Monday, October 31, 2011

Why?

I'm reminded today that Thomas Merton once said that a monk should ask himself everyday why he is a monk.  I imagine this question provokes as much as it consoles.  Why am I a Christian?  Why do I follow the 'transgressive' rabbi from the Galilee?  I wonder if these questions demand the same kind of mindfulness, discernment.

Jerusalem Cross on the Gate of the Church of Dominus Flevit
I wander these holy hills and paths with a remarkable delegation of Jews and Christians.  We've spoken with Arab Muslims and Arab Christians and all kinds of Jewish leaders.  Why, in this inspiring mix of traditions and cultures, have I chosen the Christ as my teacher?  What is it about his gospel that intensifies this yearning in my heart--for peace, for contact, for communion?

This afternoon, we visited a Palestinian Youth Project--an inspiring community of 20 young adults studying nonviolence and training as organizers for the common good.  They danced for us!  I mean, they really, really danced for us.  There was a kind of "Riverdance"-energy to it, all arms and legs and rhythm.  I looked around at the stunned, joyous faces of our delegation: my good friend, the rabbi; a minstrel monk whose face glowed with wonder; a Sufi wonder-worker with tears in her eyes.  The music went on and on and on; the dancing moved round and round and round.  With every revolution, something like the fire that burned once before Moses, in what seemed an ordinary thicket.

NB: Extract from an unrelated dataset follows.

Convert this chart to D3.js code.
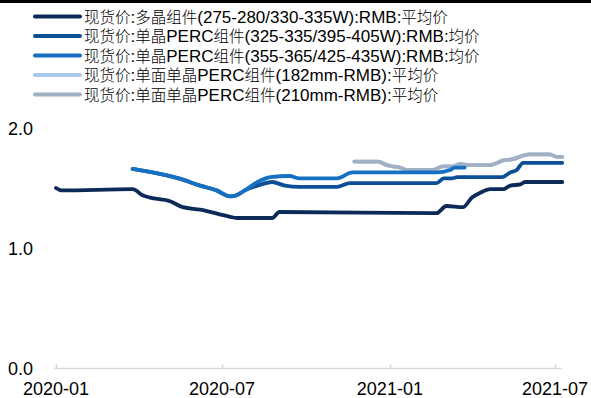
<!DOCTYPE html>
<html><head><meta charset="utf-8">
<script src="https://cdn.jsdelivr.net/npm/d3@7"></script>
<style>
html,body{margin:0;padding:0;background:#fff;}
svg{display:block;}
text{font-family:"Liberation Sans",Arial,"Noto Sans CJK SC",sans-serif;}
</style></head>
<body>
<script>
const seriesNames = [
  "现货价:多晶组件(275-280/330-335W):RMB:平均价",
  "现货价:单晶PERC组件(325-335/395-405W):RMB:均价",
  "现货价:单晶PERC组件(355-365/425-435W):RMB:均价",
  "现货价:单面单晶PERC组件(182mm-RMB):平均价",
  "现货价:单面单晶PERC组件(210mm-RMB):平均价"
];
const seriesColors = ["#0B2A58", "#0C4F95", "#1570C2", "#A8C9EC", "#A1B0C4"];
const xTickLabels = ["2020-01", "2020-07", "2021-01", "2021-07"];
const yTickValues = [0, 1, 2];

const s1Dates = ["2020-01-01","2020-01-07","2020-03-25","2020-04-05","2020-04-13","2020-05-05","2020-05-19","2020-06-07","2020-07-10","2020-07-17","2020-08-25","2020-09-02","2021-02-21","2021-03-04","2021-03-22","2021-04-01","2021-04-10","2021-04-21","2021-05-05","2021-05-13","2021-05-24","2021-05-29","2021-07-09"];
const s1Values = [1.50,1.48,1.49,1.44,1.42,1.39,1.34,1.32,1.26,1.25,1.25,1.30,1.29,1.35,1.34,1.42,1.46,1.49,1.49,1.52,1.53,1.55,1.55];

const s2Dates = ["2020-03-25","2020-04-29","2020-05-19","2020-05-30","2020-06-07","2020-06-25","2020-07-10","2020-07-17","2020-07-26","2020-08-09","2020-08-25","2020-09-08","2020-09-24","2020-11-04","2020-11-18","2021-02-21","2021-03-01","2021-03-10","2021-03-16","2021-05-04","2021-05-13","2021-05-20","2021-05-27","2021-07-09"];
const s2Values = [1.66,1.61,1.57,1.54,1.52,1.48,1.43,1.44,1.48,1.52,1.55,1.52,1.51,1.51,1.54,1.54,1.58,1.58,1.59,1.59,1.63,1.65,1.71,1.71];

const s3Dates = ["2020-03-25","2020-04-29","2020-05-19","2020-05-30","2020-06-07","2020-06-25","2020-07-10","2020-07-17","2020-07-26","2020-08-09","2020-08-23","2020-09-13","2020-09-24","2020-11-04","2020-11-21","2021-02-21","2021-03-08","2021-03-13","2021-03-24"];
const s3Values = [1.66,1.61,1.57,1.54,1.52,1.48,1.43,1.44,1.48,1.55,1.59,1.60,1.58,1.58,1.63,1.63,1.65,1.67,1.67];

const s4Dates = ["2020-11-23","2020-12-19","2020-12-29","2021-01-04","2021-01-12","2021-01-21","2021-02-17","2021-02-28","2021-03-11","2021-03-19","2021-03-30","2021-04-21","2021-04-29","2021-05-05","2021-05-16","2021-05-27","2021-06-03","2021-06-25","2021-07-03","2021-07-09"];
const s4Values = [1.72,1.72,1.69,1.68,1.67,1.65,1.65,1.68,1.68,1.70,1.69,1.69,1.71,1.73,1.74,1.77,1.78,1.78,1.76,1.76];

const s5Dates = ["2020-11-23","2020-12-19","2020-12-29","2021-01-04","2021-01-12","2021-01-21","2021-02-17","2021-02-28","2021-03-11","2021-03-19","2021-03-30","2021-04-21","2021-04-29","2021-05-05","2021-05-16","2021-05-27","2021-06-03","2021-06-25","2021-07-03","2021-07-09"];
const s5Values = [1.72,1.72,1.69,1.68,1.67,1.65,1.65,1.68,1.68,1.70,1.69,1.69,1.71,1.73,1.74,1.77,1.78,1.78,1.76,1.76];

const W = 591, H = 398;
const parse = d3.utcParse("%Y-%m");
const parseD = d3.utcParse("%Y-%m-%d");
const x = d3.scaleUtc().domain([parse("2020-01"), parse("2021-07")]).range([56, 555]);
const y = d3.scaleLinear().domain([0, 2]).range([368, 128]);

const svg = d3.select("body").append("svg").attr("width", W).attr("height", H);
svg.append("rect").attr("x",0).attr("y",0).attr("width",W).attr("height",3).attr("fill","#000");

// axis line
svg.append("line").attr("x1",54).attr("x2",562).attr("y1",368.5).attr("y2",368.5)
  .attr("stroke","#D9D9D9").attr("stroke-width",1.5);
xTickLabels.forEach(t => {
  const px = Math.round(x(parse(t))) + 0.5;
  svg.append("line").attr("x1",px).attr("x2",px).attr("y1",368.5).attr("y2",364)
    .attr("stroke","#D9D9D9").attr("stroke-width",1.5);
  svg.append("text").attr("x", x(parse(t))).attr("y", 394.5).attr("text-anchor","middle")
    .attr("font-size",18).attr("fill","#000").text(t);
});
yTickValues.forEach(v => {
  svg.append("text").attr("x",33).attr("y", y(v) + 6.5).attr("text-anchor","end")
    .attr("font-size",18).attr("fill","#000").text(d3.format(".1f")(v));
});

const allDates = [s1Dates, s2Dates, s3Dates, s4Dates, s5Dates];
const allValues = [s1Values, s2Values, s3Values, s4Values, s5Values];
const line = d3.line().x(d => x(d[0])).y(d => y(d[1])).curve(d3.curveMonotoneX);
const order = [0, 1, 3, 4, 2];
order.forEach(i => {
  const pts = allDates[i].map((d, j) => [parseD(d), allValues[i][j]]);
  svg.append("path").attr("d", line(pts)).attr("fill","none")
    .attr("stroke", seriesColors[i]).attr("stroke-width", 3.8)
    .attr("stroke-linejoin","round").attr("stroke-linecap","round");
});

// legend
const legendY = [16.5, 36, 55.5, 75, 94.5];
seriesNames.forEach((name, i) => {
  const ly = legendY[i];
  svg.append("line").attr("x1",35).attr("x2",80).attr("y1",ly).attr("y2",ly)
    .attr("stroke", seriesColors[i]).attr("stroke-width",4).attr("stroke-linecap","round");
  const t = svg.append("text").attr("x",84).attr("y", ly + 6).attr("fill","#000");
  const parts = name.match(/[\u4e00-\u9fff]+|[^\u4e00-\u9fff]+/g);
  parts.forEach(p => {
    const cjk = /[\u4e00-\u9fff]/.test(p);
    t.append("tspan").attr("font-size", cjk ? 15.5 : 17)
      .style("font-family", cjk ? "'Noto Sans CJK SC', sans-serif" : "'Liberation Sans', Arial, sans-serif")
      .style("font-weight", cjk ? 300 : 400)
      .text(p);
  });
});
</script>
</body></html>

No such thing as the ordinary here.  All of it, extraordinary!  All of this ground, holy!

And why am I a Christian tonight?  I guess it has something to do with the risks I've taken in his name: to believe in this diversity, to cast my lot with the optimists who haven't given up on peace.  Why do I follow the rabbi?  Precisely because he breaks the rules, breaks bread with all kinds, then reaches into my heart and breaks it.  Then weeps with me.  Then picks me up to dance.

I will do what I can to ask Merton's question every day.  I will do what I can to find in my deepest parts--flesh, muscle, heart, soul--the spirit of the risen One.  Whose teaching has brought me here.  With wildly wonderful colleagues and friends.  Into the broken heart of a holy land.